:: To be done ::
Copy the listing below in full and skip every picture.
*-*-*
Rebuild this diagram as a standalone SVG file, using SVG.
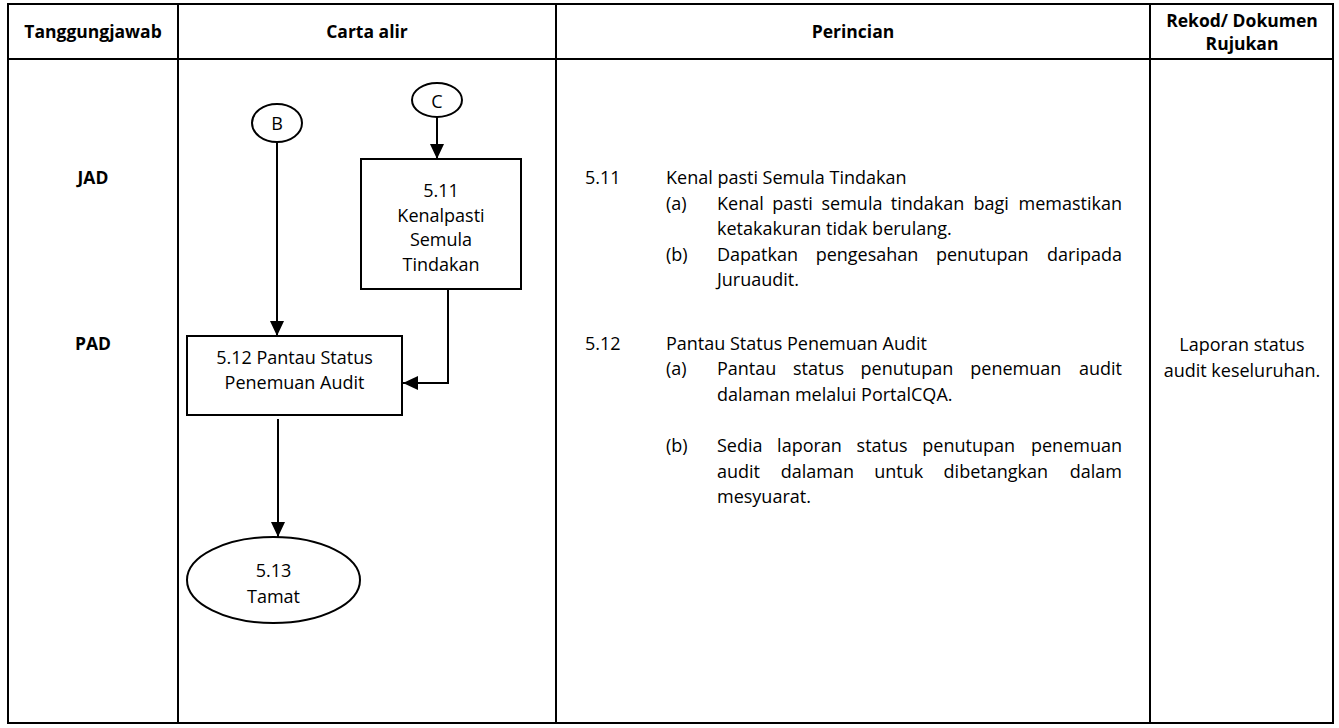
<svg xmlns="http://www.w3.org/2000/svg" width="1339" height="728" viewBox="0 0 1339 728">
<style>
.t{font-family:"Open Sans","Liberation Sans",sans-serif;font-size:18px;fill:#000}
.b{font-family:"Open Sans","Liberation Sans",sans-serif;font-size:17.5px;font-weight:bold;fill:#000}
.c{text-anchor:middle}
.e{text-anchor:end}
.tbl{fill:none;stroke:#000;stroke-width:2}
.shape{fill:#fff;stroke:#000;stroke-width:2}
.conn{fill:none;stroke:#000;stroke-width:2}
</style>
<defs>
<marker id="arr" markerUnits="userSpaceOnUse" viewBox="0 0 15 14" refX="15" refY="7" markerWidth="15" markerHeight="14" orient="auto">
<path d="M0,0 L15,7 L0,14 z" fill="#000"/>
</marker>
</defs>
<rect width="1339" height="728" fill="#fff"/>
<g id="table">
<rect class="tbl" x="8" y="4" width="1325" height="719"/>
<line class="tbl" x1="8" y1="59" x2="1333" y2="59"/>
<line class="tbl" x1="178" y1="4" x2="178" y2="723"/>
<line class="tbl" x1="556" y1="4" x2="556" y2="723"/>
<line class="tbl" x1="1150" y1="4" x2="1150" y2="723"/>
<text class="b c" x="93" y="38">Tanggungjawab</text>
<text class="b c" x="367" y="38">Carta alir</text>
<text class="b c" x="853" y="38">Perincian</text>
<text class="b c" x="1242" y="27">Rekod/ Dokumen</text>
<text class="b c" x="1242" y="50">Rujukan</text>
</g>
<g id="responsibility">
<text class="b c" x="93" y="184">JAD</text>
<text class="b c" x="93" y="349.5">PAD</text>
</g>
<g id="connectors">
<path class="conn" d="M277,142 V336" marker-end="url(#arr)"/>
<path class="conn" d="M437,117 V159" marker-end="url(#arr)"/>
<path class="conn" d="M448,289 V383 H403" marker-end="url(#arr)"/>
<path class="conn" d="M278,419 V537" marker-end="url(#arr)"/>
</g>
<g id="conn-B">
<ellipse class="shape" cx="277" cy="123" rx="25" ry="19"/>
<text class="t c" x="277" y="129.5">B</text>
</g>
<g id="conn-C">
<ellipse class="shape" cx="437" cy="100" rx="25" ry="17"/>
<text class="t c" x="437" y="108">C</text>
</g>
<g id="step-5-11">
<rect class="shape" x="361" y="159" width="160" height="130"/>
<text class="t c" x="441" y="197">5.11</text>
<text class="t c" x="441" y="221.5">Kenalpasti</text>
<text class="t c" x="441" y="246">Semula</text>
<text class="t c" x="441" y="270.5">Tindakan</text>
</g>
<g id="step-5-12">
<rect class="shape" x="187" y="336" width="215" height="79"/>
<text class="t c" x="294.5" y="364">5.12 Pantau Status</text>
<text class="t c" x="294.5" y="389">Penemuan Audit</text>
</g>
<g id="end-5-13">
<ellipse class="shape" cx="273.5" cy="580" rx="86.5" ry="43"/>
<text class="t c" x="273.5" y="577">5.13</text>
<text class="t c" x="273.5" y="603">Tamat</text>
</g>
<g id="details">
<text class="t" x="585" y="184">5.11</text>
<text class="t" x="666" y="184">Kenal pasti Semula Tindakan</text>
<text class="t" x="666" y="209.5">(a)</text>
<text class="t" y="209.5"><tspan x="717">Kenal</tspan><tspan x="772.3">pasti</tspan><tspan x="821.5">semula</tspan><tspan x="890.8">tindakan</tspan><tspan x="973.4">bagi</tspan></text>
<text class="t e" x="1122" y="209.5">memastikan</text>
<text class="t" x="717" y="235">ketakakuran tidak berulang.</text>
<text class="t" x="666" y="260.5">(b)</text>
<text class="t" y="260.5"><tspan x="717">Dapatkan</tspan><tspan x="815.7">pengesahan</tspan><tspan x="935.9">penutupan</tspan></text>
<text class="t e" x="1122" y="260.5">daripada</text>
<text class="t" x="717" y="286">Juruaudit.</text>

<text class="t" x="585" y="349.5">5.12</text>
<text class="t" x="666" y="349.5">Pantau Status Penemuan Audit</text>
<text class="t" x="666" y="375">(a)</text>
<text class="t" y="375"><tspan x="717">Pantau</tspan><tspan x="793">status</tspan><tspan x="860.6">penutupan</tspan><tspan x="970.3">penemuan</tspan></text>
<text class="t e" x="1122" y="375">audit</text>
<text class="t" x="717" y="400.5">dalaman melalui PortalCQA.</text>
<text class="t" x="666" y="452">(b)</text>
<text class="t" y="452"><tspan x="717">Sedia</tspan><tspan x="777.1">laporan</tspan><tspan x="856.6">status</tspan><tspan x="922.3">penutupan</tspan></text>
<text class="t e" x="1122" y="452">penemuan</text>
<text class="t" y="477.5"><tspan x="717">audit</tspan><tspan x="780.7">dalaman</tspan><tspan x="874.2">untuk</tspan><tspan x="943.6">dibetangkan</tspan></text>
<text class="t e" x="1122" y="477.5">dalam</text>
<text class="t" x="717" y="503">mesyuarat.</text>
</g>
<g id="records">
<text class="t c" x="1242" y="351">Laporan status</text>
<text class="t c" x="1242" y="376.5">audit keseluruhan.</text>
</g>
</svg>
*-*-*
:: Task solution ::
Rebuild this diagram as a standalone SVG file, using SVG.
<svg xmlns="http://www.w3.org/2000/svg" width="1339" height="728" viewBox="0 0 1339 728">
<style>
.t{font-family:"Open Sans","Liberation Sans",sans-serif;font-size:18px;fill:#000}
.b{font-family:"Open Sans","Liberation Sans",sans-serif;font-size:17.5px;font-weight:bold;fill:#000}
.c{text-anchor:middle}
.e{text-anchor:end}
.tbl{fill:none;stroke:#000;stroke-width:2}
.shape{fill:#fff;stroke:#000;stroke-width:2}
.conn{fill:none;stroke:#000;stroke-width:2}
</style>
<defs>
<marker id="arr" markerUnits="userSpaceOnUse" viewBox="0 0 15 14" refX="15" refY="7" markerWidth="15" markerHeight="14" orient="auto">
<path d="M0,0 L15,7 L0,14 z" fill="#000"/>
</marker>
</defs>
<rect width="1339" height="728" fill="#fff"/>
<g id="table">
<rect class="tbl" x="8" y="4" width="1325" height="719"/>
<line class="tbl" x1="8" y1="59" x2="1333" y2="59"/>
<line class="tbl" x1="178" y1="4" x2="178" y2="723"/>
<line class="tbl" x1="556" y1="4" x2="556" y2="723"/>
<line class="tbl" x1="1150" y1="4" x2="1150" y2="723"/>
<text class="b c" x="93" y="38">Tanggungjawab</text>
<text class="b c" x="367" y="38">Carta alir</text>
<text class="b c" x="853" y="38">Perincian</text>
<text class="b c" x="1242" y="27">Rekod/ Dokumen</text>
<text class="b c" x="1242" y="50">Rujukan</text>
</g>
<g id="responsibility">
<text class="b c" x="93" y="184">JAD</text>
<text class="b c" x="93" y="349.5">PAD</text>
</g>
<g id="connectors">
<path class="conn" d="M277,142 V336" marker-end="url(#arr)"/>
<path class="conn" d="M437,117 V159" marker-end="url(#arr)"/>
<path class="conn" d="M448,289 V383 H403" marker-end="url(#arr)"/>
<path class="conn" d="M278,419 V537" marker-end="url(#arr)"/>
</g>
<g id="conn-B">
<ellipse class="shape" cx="277" cy="123" rx="25" ry="19"/>
<text class="t c" x="277" y="129.5">B</text>
</g>
<g id="conn-C">
<ellipse class="shape" cx="437" cy="100" rx="25" ry="17"/>
<text class="t c" x="437" y="108">C</text>
</g>
<g id="step-5-11">
<rect class="shape" x="361" y="159" width="160" height="130"/>
<text class="t c" x="441" y="197">5.11</text>
<text class="t c" x="441" y="221.5">Kenalpasti</text>
<text class="t c" x="441" y="246">Semula</text>
<text class="t c" x="441" y="270.5">Tindakan</text>
</g>
<g id="step-5-12">
<rect class="shape" x="187" y="336" width="215" height="79"/>
<text class="t c" x="294.5" y="364">5.12 Pantau Status</text>
<text class="t c" x="294.5" y="389">Penemuan Audit</text>
</g>
<g id="end-5-13">
<ellipse class="shape" cx="273.5" cy="580" rx="86.5" ry="43"/>
<text class="t c" x="273.5" y="577">5.13</text>
<text class="t c" x="273.5" y="603">Tamat</text>
</g>
<g id="details">
<text class="t" x="585" y="184">5.11</text>
<text class="t" x="666" y="184">Kenal pasti Semula Tindakan</text>
<text class="t" x="666" y="209.5">(a)</text>
<text class="t" y="209.5"><tspan x="717">Kenal</tspan><tspan x="772.3">pasti</tspan><tspan x="821.5">semula</tspan><tspan x="890.8">tindakan</tspan><tspan x="973.4">bagi</tspan></text>
<text class="t e" x="1122" y="209.5">memastikan</text>
<text class="t" x="717" y="235">ketakakuran tidak berulang.</text>
<text class="t" x="666" y="260.5">(b)</text>
<text class="t" y="260.5"><tspan x="717">Dapatkan</tspan><tspan x="815.7">pengesahan</tspan><tspan x="935.9">penutupan</tspan></text>
<text class="t e" x="1122" y="260.5">daripada</text>
<text class="t" x="717" y="286">Juruaudit.</text>

<text class="t" x="585" y="349.5">5.12</text>
<text class="t" x="666" y="349.5">Pantau Status Penemuan Audit</text>
<text class="t" x="666" y="375">(a)</text>
<text class="t" y="375"><tspan x="717">Pantau</tspan><tspan x="793">status</tspan><tspan x="860.6">penutupan</tspan><tspan x="970.3">penemuan</tspan></text>
<text class="t e" x="1122" y="375">audit</text>
<text class="t" x="717" y="400.5">dalaman melalui PortalCQA.</text>
<text class="t" x="666" y="452">(b)</text>
<text class="t" y="452"><tspan x="717">Sedia</tspan><tspan x="777.1">laporan</tspan><tspan x="856.6">status</tspan><tspan x="922.3">penutupan</tspan></text>
<text class="t e" x="1122" y="452">penemuan</text>
<text class="t" y="477.5"><tspan x="717">audit</tspan><tspan x="780.7">dalaman</tspan><tspan x="874.2">untuk</tspan><tspan x="943.6">dibetangkan</tspan></text>
<text class="t e" x="1122" y="477.5">dalam</text>
<text class="t" x="717" y="503">mesyuarat.</text>
</g>
<g id="records">
<text class="t c" x="1242" y="351">Laporan status</text>
<text class="t c" x="1242" y="376.5">audit keseluruhan.</text>
</g>
</svg>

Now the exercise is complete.